Last week Jeff Bezos, founder and CEO of Amazon, summarised his job: "As a senior executive, you get paid to make a small number of high-quality decisions. Your job is not to make thousands of decisions every day."
The ability to make good decisions which create a positive impact is one of the hallmarks of great leadership. However, it’s easier said than done when it comes to charity leadership. Many of the CEOs I speak to worry about the consequences of getting it wrong. We’ve all heard cautionary tales of charities who regret choosing the wrong supplier to build their website or signing off on a costly digital product that didn’t work out.
Making the right decisions about digital will help charity leaders be remembered as a success, creating foundations which those who come after can build on. And it’s a quality which is now sought after across the sector. Strong digital leadership is a key theme of The Charity Digital Code of Practice
and it’s recognised by the Social CEOs awards.
I asked three charity leaders for their insights into what could help their peers make sound decisions about digital.
1- Understand the context
Polly Neate, CEO of Shelter
, outlines three challenges that charities face when making decisions- limited resources, the need for speed and operating in an uncertain climate:
"As well as testing decision-making, the external environment can move at a pace that seriously tests our capacity. Yet charities must see these as galvanising forces."
Neate says: "It's really important to make sure our people understand why we need to react to this, when it's pushing them outside their comfort zone."
2- Break old habits
We’re living in an age of huge disruption. The world is changing rapidly, from the political landscape to the way we shop, bank and donate.

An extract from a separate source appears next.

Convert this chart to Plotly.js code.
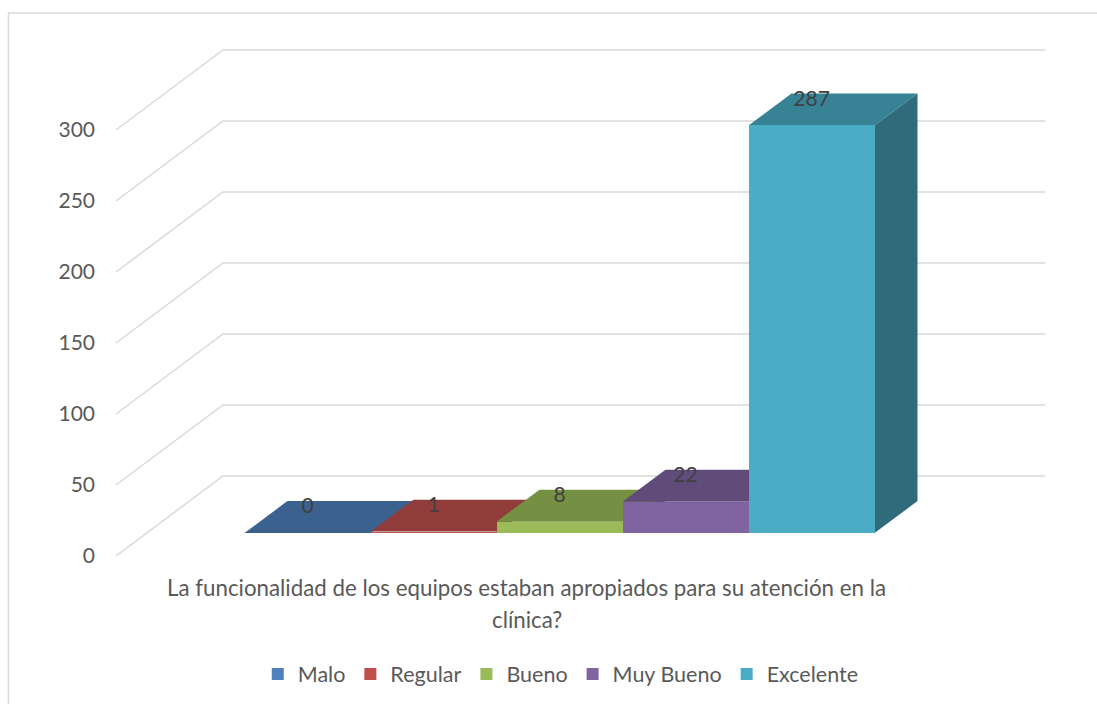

David Barker, founder and consultant at Thrive Consulting
, and previously CEO of Crohn’s and Colitis UK
, says charities must make decisions differently to keep pace:
"I think the biggest challenge for many is that too many decisions are made on purely historical context alone (ie we’ve done it this way in the past and here is what we have learnt from it)," he told me. "To deliver greatest possible impact, decisions need to be based on where you want to be in the future rather than where you are now. This requires different thinking – some crystal balling, clear and concise facts and an ability to be bold and visionary."
What can your senior team do to shake up the way it makes decisions? Even small changes like holding meetings in a different location or switching up your normal agenda may help. But to really get everyone thinking big you could borrow a technique from Google called 10x thinking
, where the team aim to improve something by 10 times, not 10%. If your charity could do anything it wanted to achieve its mission, what would it do?
3- Don’t overthink
Kate Collins, CEO of Teenage Cancer Trust
, believes that there is an art to making decisions as a leader.
"Keeping things simple & focussed – and doing that in the right time frame - is the biggest challenge. Most leaders are struggling with information overload and ‘turning that information into the insight needed to underpin decisions can create complexity – or a sense of complexity – which means simplicity gets lost."
To keep decision-making tight and focused your senior team could put in place a clear set of criteria or principles. I met someone from a big tech company who said that they evaluate possible courses of action on three simple things: whether they will make money, save money or give their customers a better experience.
Barker recommends that every charity leader ask themselves these three questions when making decisions about digital:
- Where do we want to be? – rather than this is where we are
- How can digital/technology help us achieve this?
- How will this decision benefit and make the greatest possible impact for our beneficiaries? (or put differently If I could only do 3 things to deliver greatest impact would this be one of them?)
A simple framework like this makes decisions quicker and easier.
4- Insight, insight, insight
The groundwork that your team do ahead of making a big decision about digital is vital. Neate recommends that charity leaders ensure projects are properly scoped. Time and resource should be set aside for pilots. "Don't skimp on testing, and take the time to understand your requirements at the start," she advises.
Charity leaders should take advice from their teams and stay close to what their beneficiaries and supporters want. Collins believes that, "the knack lies in being confident that as a leader you are sufficiently connected to the expertise in your teams – even if not a subject-matter expert yourself; to the needs of your beneficiaries (why you exist); and your supporters (how you exist) to be able to take a risk, back a decision and own things if they don’t work."
Leaders must ask themselves who they are ultimately accountable to. Collins says: “Can I explain this working – or not working – to the people who needed us to try or the people whose fundraising made it possible?” is my touch-stone."
5- Be prepared to delegate
All three charity leaders said that careful thought must be given to delegation and that the appropriate systems, accountabilities and processes should be put in place.
Neate told me that, "Delegating should mean that you have agreed the parameters so that you will be confident in the result. It means that the result will not be the same as if you'd done it yourself. Deal with it."
Trustees should be on board with where the charity is going with digital but in a way that fits with their role.
"Trustees don’t need (and shouldn’t have) operational detail but need to understand and be reassured that you have the right systems/processes in place to deliver on the organisational strategy/plans/goals," says Barker.
In his interview last week Bezos said that he aims to make just three good decisions a day. Charity leaders must ask themselves where they can add the most value in making decisions about digital, and if they have empowered their team and put the right accountabilities in place to drive real change.